Peran Regulasi dan Standar Keamanan
Untuk menjawab tantangan ini, regulasi dan standar keamanan sangat penting. Beberapa inisiatif yang telah ada:
- GDPR (General Data Protection Regulation) dari Uni Eropa, yang mengatur hak pengguna atas data pribadi mereka.
- California Consumer Privacy Act (CCPA) di Amerika Serikat, yang memberi konsumen hak untuk mengetahui dan mengontrol data mereka.
- Di Indonesia, pemerintah telah menerbitkan Undang-Undang Perlindungan Data Pribadi (UU PDP), yang menjadi dasar hukum untuk melindungi data masyarakat dari penyalahgunaan.
Namun, regulasi saja tidak cukup.
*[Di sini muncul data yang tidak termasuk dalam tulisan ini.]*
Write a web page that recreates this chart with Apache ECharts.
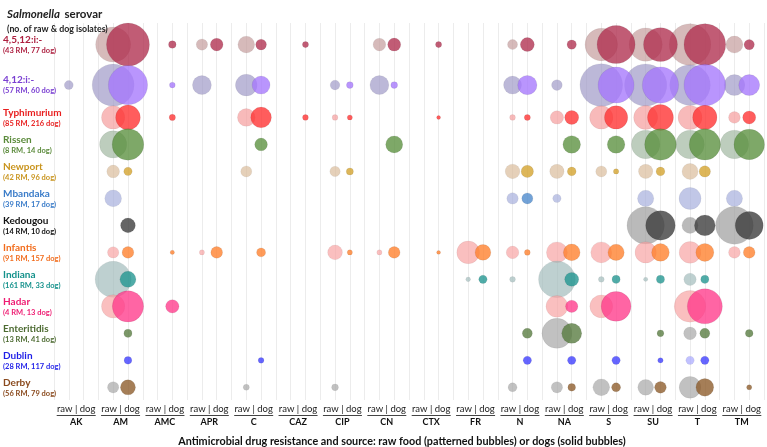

Harus dibarengi dengan standar teknis seperti enkripsi, autentikasi dua faktor, dan audit keamanan secara berkala.
Solusi dan Langkah Pencegahan
Untuk menciptakan ekosistem IoT yang aman dan etis, berbagai pihak perlu berperan aktif:
Bagi Pengguna:
- Selalu ubah kata sandi default pada perangkat pintar.
- Periksa dan atur pengaturan privasi secara berkala.
- Gunakan jaringan WiFi pribadi yang aman.
- Hindari menghubungkan perangkat ke cloud yang tidak terpercaya.
- Matikan kamera/mikrofon jika tidak diperlukan.
Bagi Produsen:
- Terapkan prinsip "privacy by design", yaitu privasi sebagai fitur utama sejak awal pengembangan.
- Tawarkan kebijakan privasi yang jelas dan mudah dimengerti.
- Pastikan keamanan siber sudah terintegrasi sebelum produk diluncurkan.
- Beri opsi kepada pengguna untuk memilih jenis data yang ingin mereka bagikan.
Dengan sinergi dari pengguna, pengembang, dan regulator, IoT dapat berkembang secara bertanggung jawab, tanpa mengorbankan hak dasar atas privasi.